For the second year in a row, UB students performed in Eve Ensler's runaway hit, "The Vagina Monologues."

The monologues cover a variety of vaginally related topics such as rape, the plight of homeless women, child abuse, childbirth, tampons, thongs and the dreaded visit from the woman doctor.

Interspersed between the monologues are "happy facts" and answers to questions including what vaginas would say if they could talk, what they smell like and what they would wear.

"(The play) really helps put men and women's issues on similar planes," said cast member Annelise Abrams, a senior musical theater major.

Directed by Dora Ohrenstein, and presented by The UB Opera Workshop, "Serse" packed audiences at the Center for the Arts Drama Theater.

UB's unique incarnation of Handel's opera featured an interesting twist on the Italian tradition. Typically, male castratti singers would assume the high-pitched, female roles. But in UB's production, the male leads were actually played by women: Kimberly Grant as King Serse and Margaret Mair/Beryl Fanslow as his brother Arsamene.

Operating on about a $6,000 budget, the UB Opera Workshop created an atmosphere that both matched and surpassed the expectations of their financial constraint.

Although it was apparent the sets were made on a shoestring, the costumes, many of which were tailored in-house, were particularly lavish. Although unable to be seen from a distance, intricacies such as hand stitching and patterned beadwork atop the layers of colorful garments enhanced the visual spectacle.

Finally, the spring musical allowed UB students to perform the work of Buffalo native Michael Bennett in "A Chorus Line."

The brilliance of Bennett's narrative is that it derives it's life from actual chorus members' stories, shared during workshops and rehearsals.
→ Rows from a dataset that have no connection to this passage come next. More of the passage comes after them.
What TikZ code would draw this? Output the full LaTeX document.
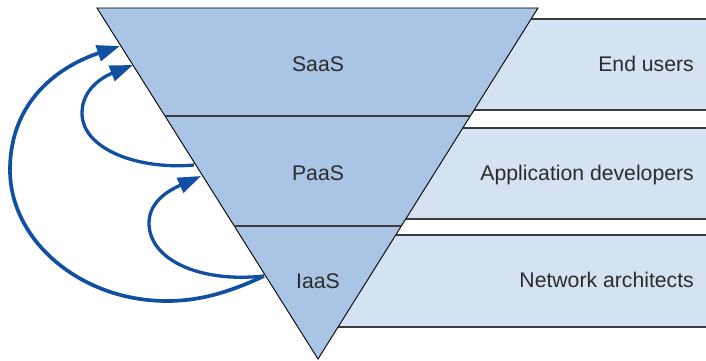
\documentclass[tikz,border=0pt]{standalone}
\usepackage{fontspec}
\setmainfont{Liberation Sans}
\usetikzlibrary{arrows.meta,calc}
\definecolor{tri}{HTML}{A9C4E4}
\definecolor{band}{HTML}{D5E2F2}
\definecolor{arr}{HTML}{1150A0}
\definecolor{txt}{HTML}{2B2B2B}
\definecolor{sep}{HTML}{3C3C3C}
\begin{document}
\begin{tikzpicture}[x=1pt,y=-1pt,
  bandbox/.style={fill=band,draw=sep,line width=1.3pt},
  lbl/.style={text=txt,font=\fontsize{21.2}{25}\selectfont,inner sep=0pt},
  flow/.style={draw=arr,line width=3pt,-{Triangle[length=23pt,width=16pt]}}]
\clip (0,0) rectangle (706,361);
\fill[white] (0,0) rectangle (706,361);
% bands
\path[bandbox] (300,19) rectangle (720,110);
\path[bandbox] (300,128) rectangle (720,219);
\path[bandbox] (320,235) rectangle (720,327);
% triangle
\coordinate (tl) at (97,8);
\coordinate (tr) at (538,8);
\coordinate (ap) at (318,359);
\path[fill=tri,draw=black,line width=0.9pt] (tl) -- (tr) -- (ap) -- cycle;
\draw[sep,line width=1.3pt] ($(tl)!0.3077!(ap)$) -- ($(tr)!0.3077!(ap)$);
\draw[sep,line width=1.3pt] ($(tl)!0.621!(ap)$) -- ($(tr)!0.621!(ap)$);
% labels
\node[lbl,anchor=base] (saas) at (318,71) {SaaS};
\node[lbl,anchor=base] (paas) at (318,180) {PaaS};
\node[lbl,anchor=base] (iaas) at (318,288) {IaaS};
\node[lbl,anchor=base east] (end) at (694,71) {End users};
\node[lbl,anchor=base east] (dev) at (694,180) {Application developers};
\node[lbl,anchor=base east] (net) at (694,287) {Network architects};
% arrow endpoints on the left edge
\coordinate (iaasL) at (264,276);
\coordinate (paasL) at (194,165);
\coordinate (saasA) at (120,46);
\coordinate (saasB) at (133,65);
\coordinate (paasA) at (201,176);
% arrows
\draw[flow,line width=3.7pt] (iaasL) .. controls (230,292) and (200,301) .. (167,301)
  .. controls (80,301) and (10,240) .. (10,170)
  .. controls (10,100) and (60,66) .. (saasA);
\draw[flow,line width=3.3pt] (paasL) .. controls (140,170) and (82,150) .. (82,113)
  .. controls (82,88) and (105,76) .. (saasB);
\draw[flow,line width=3.3pt] (iaasL) .. controls (200,283) and (149,260) .. (149,223)
  .. controls (149,200) and (172,189) .. (paasA);
\end{tikzpicture}
\end{document}
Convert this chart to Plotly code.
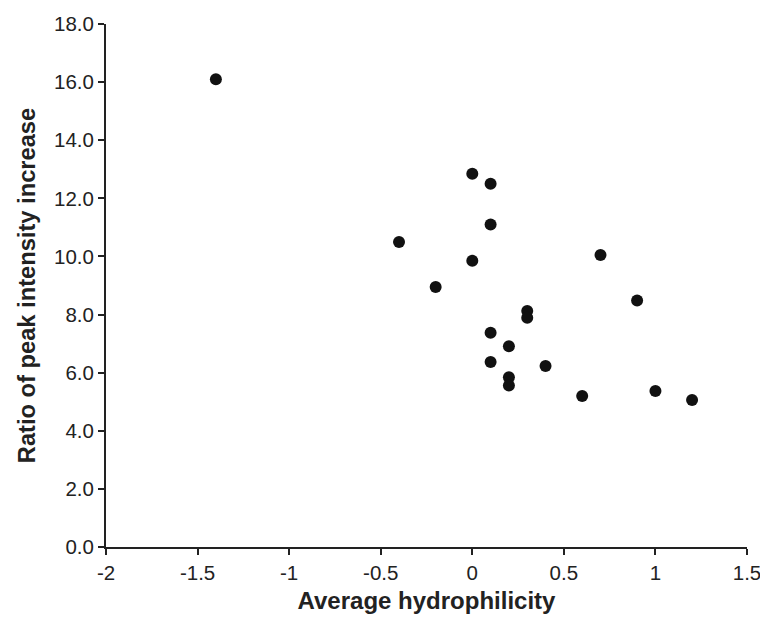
import plotly.graph_objects as go

hydrophilicity = [-1.4, 0.0, 0.1, 0.1, -0.4, 0.0, 0.7, -0.2, 0.9, 0.3, 0.3, 0.1, 0.2, 0.1, 0.4, 0.2, 0.2, 0.6, 1.0, 1.2]
ratio = [16.1, 12.85, 12.5, 11.1, 10.5, 9.85, 10.05, 8.95, 8.48, 8.12, 7.89, 7.37, 6.91, 6.37, 6.23, 5.84, 5.56, 5.2, 5.37, 5.06]

x_ticks = [-2, -1.5, -1, -0.5, 0, 0.5, 1, 1.5]
x_tick_labels = ["-2", "-1.5", "-1", "-0.5", "0", "0.5", "1", "1.5"]
y_ticks = [0, 2, 4, 6, 8, 10, 12, 14, 16, 18]
y_tick_labels = ["0.0", "2.0", "4.0", "6.0", "8.0", "10.0", "12.0", "14.0", "16.0", "18.0"]

fig = go.Figure(go.Scatter(
    x=hydrophilicity, y=ratio, mode="markers",
    marker=dict(color="#111111", size=12),
    showlegend=False, cliponaxis=False,
))

font = "Liberation Sans, Arial, sans-serif"
fig.update_layout(
    width=760, height=606,
    margin=dict(l=98, r=21, t=16, b=67, autoexpand=False),
    paper_bgcolor="white", plot_bgcolor="white",
    font=dict(family=font, color="#222222", size=18),
    xaxis=dict(
        range=[-2, 1.5], tickvals=x_ticks, ticktext=x_tick_labels,
        showgrid=False, zeroline=False, showline=True, linecolor="#222222", linewidth=2,
        ticks="outside", ticklen=6, tickwidth=2, tickcolor="#222222", automargin=False,
        ticklabeloverflow="allow",
        tickfont=dict(size=20.5, family=font, color="#222222"),
        title=dict(text="<b>Average hydrophilicity</b>", font=dict(size=24, family=font), standoff=14),
    ),
    yaxis=dict(
        range=[0, 18], tickvals=y_ticks, ticktext=y_tick_labels,
        showgrid=False, zeroline=False, showline=True, linecolor="#222222", linewidth=2,
        ticks="outside", ticklen=6, tickwidth=2, tickcolor="#222222", automargin=False,
        tickfont=dict(size=20.5, family=font, color="#222222"),
        title=dict(text="<b>Ratio of peak intensity increase</b>", font=dict(size=23.7, family=font), standoff=12),
    ),
)

fig.write_html("out.html")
There's no holding back, particularly in Val's "Dance: Ten; Looks: Three."

"People think it's crazy and fun," said Kristin Hopwood, a sophomore musical theater major, who plays the eccentric Val. "Everyday, we are putting our whole heart and soul out there."

"For people who have never been to an audition, they see that not much changes," said Christine LaDuca, a junior musical theater major who plays Zack's (played by Adam Zelasko, a sophomore musical theater major) former love interest Cassie. "Between a 32-year-old and a rookie, the audition process is the same."

Alie Light, a senior musical theater major who plays the aging but feisty Sheila, sums it up simply: "We can't picture ourselves doing anything else."